You make it as safe as possible and you and and pray. K, cuz this is life, and yes in life shit happens. Sounds trite, but it's true. Just like with your car. you make sure kids are in their booster seat, having their seat belts on, and you hope it's enough.
That's a good suggestion, it will deter some criminals from schools that don't have this already.
However, I still feel people such as Dylan & Klebold, Seung Cho will find ways around CTPED (Crime Prevention Through Environmental Designs) like the door locks, or amped school security and whatnot.
There are both irrational and rational perpetrators; CTPED deters rational offenders, but not the irrational ones. You can set a house up for maximum burglary security through technologies but at the end of the day if someone
really (eg. often a maniac or passionately driven person) wants to get into a home/school they will do it regardless of all CTPED implementations. They can smash the window, pick the lock, shoot the guard dog, destroy the camera, bypass the fence with a ladder or with Fiskar shears. The illogical ones are driven by some force (I think this is what happened here) and they will do what it takes to reach their goal, because they have no fear or recognition of the repercussions involved in what they are doing.
Criminals will evolve with CTPED and find ways as time progresses. The drawback with CTPED is that it relies solely on temporal variables, they require constant 'upkeep' to follow the pace with changes in society, and this also incurs money and fees as the end result.

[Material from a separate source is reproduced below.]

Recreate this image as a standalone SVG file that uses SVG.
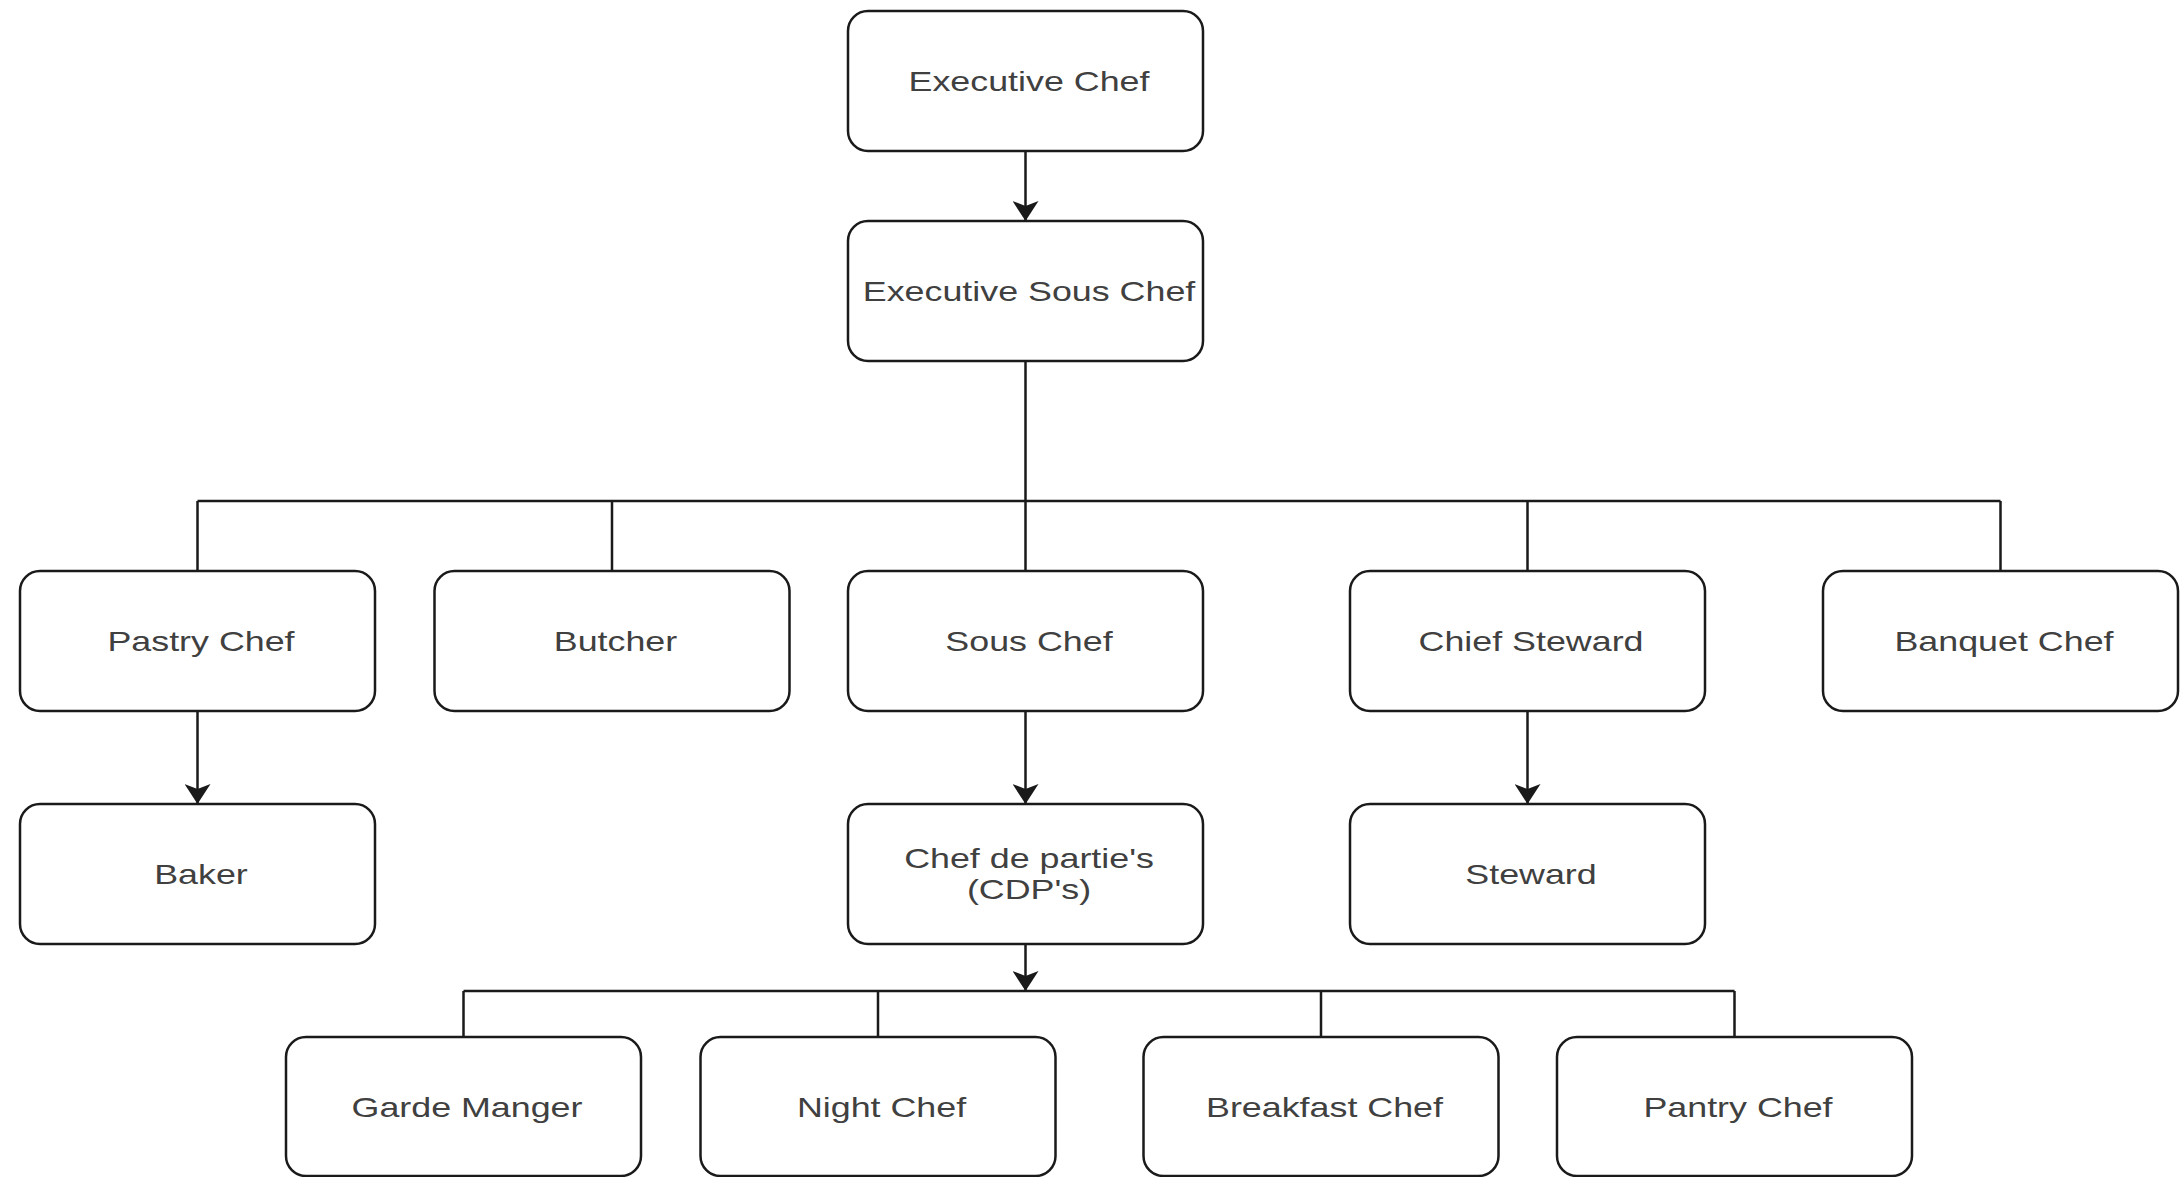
<svg xmlns="http://www.w3.org/2000/svg" width="2180" height="1177" viewBox="0 0 2180 1177">
  <style>
    .box { fill: #ffffff; stroke: #1a1a1a; stroke-width: 2.5; }
    .lbl { font-family: "Liberation Sans", Arial, sans-serif; font-size: 28px; fill: #404040; text-anchor: middle; }
    .edge { fill: none; stroke: #1a1a1a; stroke-width: 2.5; }
  </style>
  <defs>
    <marker id="arrow" markerUnits="userSpaceOnUse" viewBox="0 0 20 26" refX="20" refY="13" markerWidth="20" markerHeight="26" orient="auto">
      <path d="M0,0 L20,13 L0,26 L5,13 Z" fill="#1a1a1a"/>
    </marker>
  </defs>
  <rect width="2180" height="1177" fill="#ffffff"/>

  <g id="connectors">
    <path class="edge" d="M1025.5,151 V221" marker-end="url(#arrow)"/>
    <path class="edge" d="M1025.5,361 V501 M197.5,501 H2000.5 M197.5,501 V571 M612,501 V571 M1025.5,501 V571 M1527.5,501 V571 M2000.5,501 V571"/>
    <path class="edge" d="M197.5,711 V804" marker-end="url(#arrow)"/>
    <path class="edge" d="M1025.5,711 V804" marker-end="url(#arrow)"/>
    <path class="edge" d="M1527.5,711 V804" marker-end="url(#arrow)"/>
    <path class="edge" d="M1025.5,944 V991" marker-end="url(#arrow)"/>
    <path class="edge" d="M463.5,991 H1734.5 M463.5,991 V1037 M878,991 V1037 M1321,991 V1037 M1734.5,991 V1037"/>
  </g>

  <!-- labels are drawn wide: each one is scaled 1.28x horizontally about its centre -->
  <g id="executive-chef">
    <rect class="box" x="848" y="11" width="355" height="140" rx="20"/>
    <text class="lbl" transform="translate(1029,91) scale(1.28,1)">Executive Chef</text>
  </g>
  <g id="executive-sous-chef">
    <rect class="box" x="848" y="221" width="355" height="140" rx="20"/>
    <text class="lbl" transform="translate(1029,301) scale(1.28,1)">Executive Sous Chef</text>
  </g>

  <g id="pastry-chef">
    <rect class="box" x="20" y="571" width="355" height="140" rx="20"/>
    <text class="lbl" transform="translate(201,651) scale(1.28,1)">Pastry Chef</text>
  </g>
  <g id="butcher">
    <rect class="box" x="434.5" y="571" width="355" height="140" rx="20"/>
    <text class="lbl" transform="translate(615.5,651) scale(1.28,1)">Butcher</text>
  </g>
  <g id="sous-chef">
    <rect class="box" x="848" y="571" width="355" height="140" rx="20"/>
    <text class="lbl" transform="translate(1029,651) scale(1.28,1)">Sous Chef</text>
  </g>
  <g id="chief-steward">
    <rect class="box" x="1350" y="571" width="355" height="140" rx="20"/>
    <text class="lbl" transform="translate(1531,651) scale(1.28,1)">Chief Steward</text>
  </g>
  <g id="banquet-chef">
    <rect class="box" x="1823" y="571" width="355" height="140" rx="20"/>
    <text class="lbl" transform="translate(2004,651) scale(1.28,1)">Banquet Chef</text>
  </g>

  <g id="baker">
    <rect class="box" x="20" y="804" width="355" height="140" rx="20"/>
    <text class="lbl" transform="translate(201,884) scale(1.28,1)">Baker</text>
  </g>
  <g id="chef-de-partie">
    <rect class="box" x="848" y="804" width="355" height="140" rx="20"/>
    <text class="lbl" transform="translate(1029,868) scale(1.28,1)">Chef de partie's</text>
    <text class="lbl" transform="translate(1029,899) scale(1.28,1)">(CDP's)</text>
  </g>
  <g id="steward">
    <rect class="box" x="1350" y="804" width="355" height="140" rx="20"/>
    <text class="lbl" transform="translate(1531,884) scale(1.28,1)">Steward</text>
  </g>

  <g id="garde-manger">
    <rect class="box" x="286" y="1037" width="355" height="139" rx="20"/>
    <text class="lbl" transform="translate(467,1117) scale(1.28,1)">Garde Manger</text>
  </g>
  <g id="night-chef">
    <rect class="box" x="700.5" y="1037" width="355" height="139" rx="20"/>
    <text class="lbl" transform="translate(881.5,1117) scale(1.28,1)">Night Chef</text>
  </g>
  <g id="breakfast-chef">
    <rect class="box" x="1143.5" y="1037" width="355" height="139" rx="20"/>
    <text class="lbl" transform="translate(1324.5,1117) scale(1.28,1)">Breakfast Chef</text>
  </g>
  <g id="pantry-chef">
    <rect class="box" x="1557" y="1037" width="355" height="139" rx="20"/>
    <text class="lbl" transform="translate(1738,1117) scale(1.28,1)">Pantry Chef</text>
  </g>
</svg>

My idea of a fix is harder, and it would cost less to implement. Not a gun ban, as people will get a gun if they really want one. We can try to 'reduce' guns as a go-to solution, remove the ideology that guns are cool (to kids) and the status associated with owning one. This can reduce gun ownership all around, and therefore less likely someone will misuse a gun. (8 in 10 chance compared to 1-3 in 10)
I don't think it is an easy task and will take a long time to see changes, which is my argument's downside.